GIVEN INFORMATION —
--------------------------------
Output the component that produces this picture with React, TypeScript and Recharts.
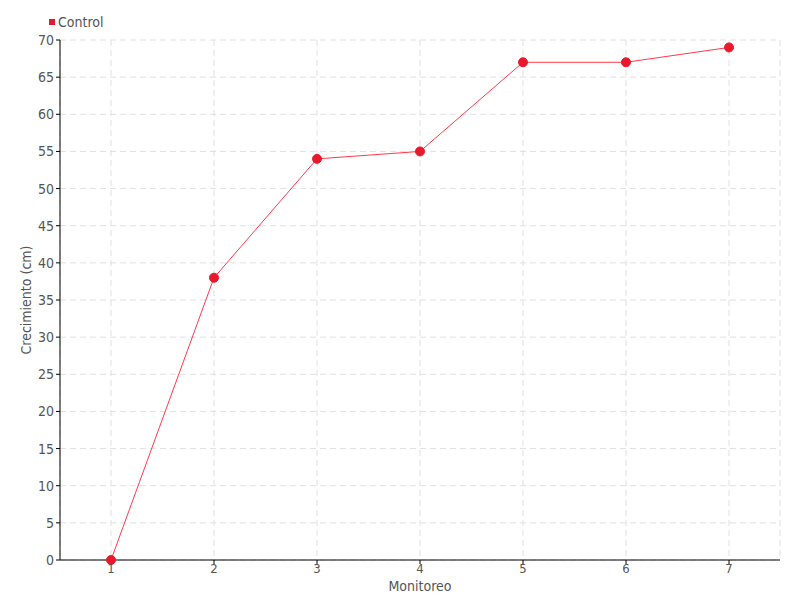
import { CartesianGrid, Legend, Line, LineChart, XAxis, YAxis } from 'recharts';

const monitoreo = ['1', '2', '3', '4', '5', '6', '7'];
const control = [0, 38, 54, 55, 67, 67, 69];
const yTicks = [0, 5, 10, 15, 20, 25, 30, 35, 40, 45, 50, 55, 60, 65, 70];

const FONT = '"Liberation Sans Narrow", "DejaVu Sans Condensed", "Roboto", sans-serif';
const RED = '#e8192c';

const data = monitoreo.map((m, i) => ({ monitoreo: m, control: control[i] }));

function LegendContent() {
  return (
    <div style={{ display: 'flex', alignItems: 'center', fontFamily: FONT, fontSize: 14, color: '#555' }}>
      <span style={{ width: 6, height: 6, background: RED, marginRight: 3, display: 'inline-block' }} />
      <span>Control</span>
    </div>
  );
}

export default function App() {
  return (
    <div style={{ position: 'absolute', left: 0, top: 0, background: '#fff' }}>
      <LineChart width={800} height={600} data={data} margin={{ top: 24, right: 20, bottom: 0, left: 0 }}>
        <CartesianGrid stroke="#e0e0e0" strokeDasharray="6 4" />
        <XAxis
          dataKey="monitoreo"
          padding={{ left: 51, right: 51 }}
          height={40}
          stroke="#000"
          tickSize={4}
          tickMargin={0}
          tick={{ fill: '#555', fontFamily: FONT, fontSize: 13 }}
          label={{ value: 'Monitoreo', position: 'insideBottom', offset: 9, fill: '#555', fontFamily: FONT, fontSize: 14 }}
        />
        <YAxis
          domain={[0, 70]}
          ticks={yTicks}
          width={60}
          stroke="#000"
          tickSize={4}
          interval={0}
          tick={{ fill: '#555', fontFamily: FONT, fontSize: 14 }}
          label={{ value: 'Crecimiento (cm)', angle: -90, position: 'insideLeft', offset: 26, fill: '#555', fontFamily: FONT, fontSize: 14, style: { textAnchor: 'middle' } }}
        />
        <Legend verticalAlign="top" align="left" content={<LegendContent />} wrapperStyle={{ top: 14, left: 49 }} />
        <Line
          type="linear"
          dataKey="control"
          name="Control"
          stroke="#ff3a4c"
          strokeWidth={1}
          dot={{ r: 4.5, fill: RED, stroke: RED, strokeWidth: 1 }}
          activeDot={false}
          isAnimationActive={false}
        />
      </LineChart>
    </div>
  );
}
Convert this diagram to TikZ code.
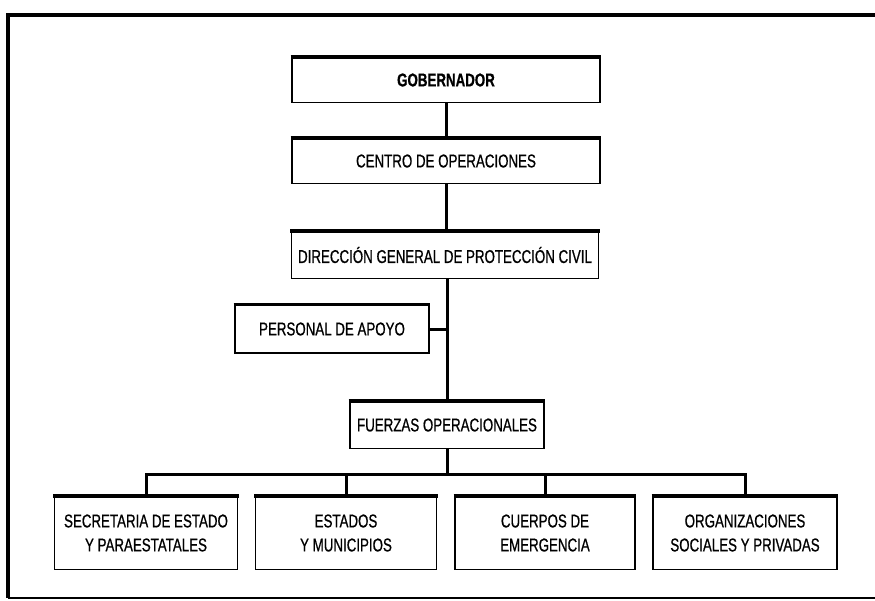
--------------------------------
EXERCISE AIM —
The pictures should not appear in the copy; every other part of the records above must be returned exactly.

THE OUTPUT —
Output the component that produces this picture with React, TypeScript and Recharts.
import { CartesianGrid, Legend, Line, LineChart, XAxis, YAxis } from 'recharts';

const monitoreo = ['1', '2', '3', '4', '5', '6', '7'];
const control = [0, 38, 54, 55, 67, 67, 69];
const yTicks = [0, 5, 10, 15, 20, 25, 30, 35, 40, 45, 50, 55, 60, 65, 70];

const FONT = '"Liberation Sans Narrow", "DejaVu Sans Condensed", "Roboto", sans-serif';
const RED = '#e8192c';

const data = monitoreo.map((m, i) => ({ monitoreo: m, control: control[i] }));

function LegendContent() {
  return (
    <div style={{ display: 'flex', alignItems: 'center', fontFamily: FONT, fontSize: 14, color: '#555' }}>
      <span style={{ width: 6, height: 6, background: RED, marginRight: 3, display: 'inline-block' }} />
      <span>Control</span>
    </div>
  );
}

export default function App() {
  return (
    <div style={{ position: 'absolute', left: 0, top: 0, background: '#fff' }}>
      <LineChart width={800} height={600} data={data} margin={{ top: 24, right: 20, bottom: 0, left: 0 }}>
        <CartesianGrid stroke="#e0e0e0" strokeDasharray="6 4" />
        <XAxis
          dataKey="monitoreo"
          padding={{ left: 51, right: 51 }}
          height={40}
          stroke="#000"
          tickSize={4}
          tickMargin={0}
          tick={{ fill: '#555', fontFamily: FONT, fontSize: 13 }}
          label={{ value: 'Monitoreo', position: 'insideBottom', offset: 9, fill: '#555', fontFamily: FONT, fontSize: 14 }}
        />
        <YAxis
          domain={[0, 70]}
          ticks={yTicks}
          width={60}
          stroke="#000"
          tickSize={4}
          interval={0}
          tick={{ fill: '#555', fontFamily: FONT, fontSize: 14 }}
          label={{ value: 'Crecimiento (cm)', angle: -90, position: 'insideLeft', offset: 26, fill: '#555', fontFamily: FONT, fontSize: 14, style: { textAnchor: 'middle' } }}
        />
        <Legend verticalAlign="top" align="left" content={<LegendContent />} wrapperStyle={{ top: 14, left: 49 }} />
        <Line
          type="linear"
          dataKey="control"
          name="Control"
          stroke="#ff3a4c"
          strokeWidth={1}
          dot={{ r: 4.5, fill: RED, stroke: RED, strokeWidth: 1 }}
          activeDot={false}
          isAnimationActive={false}
        />
      </LineChart>
    </div>
  );
}
Convert this diagram to TikZ code.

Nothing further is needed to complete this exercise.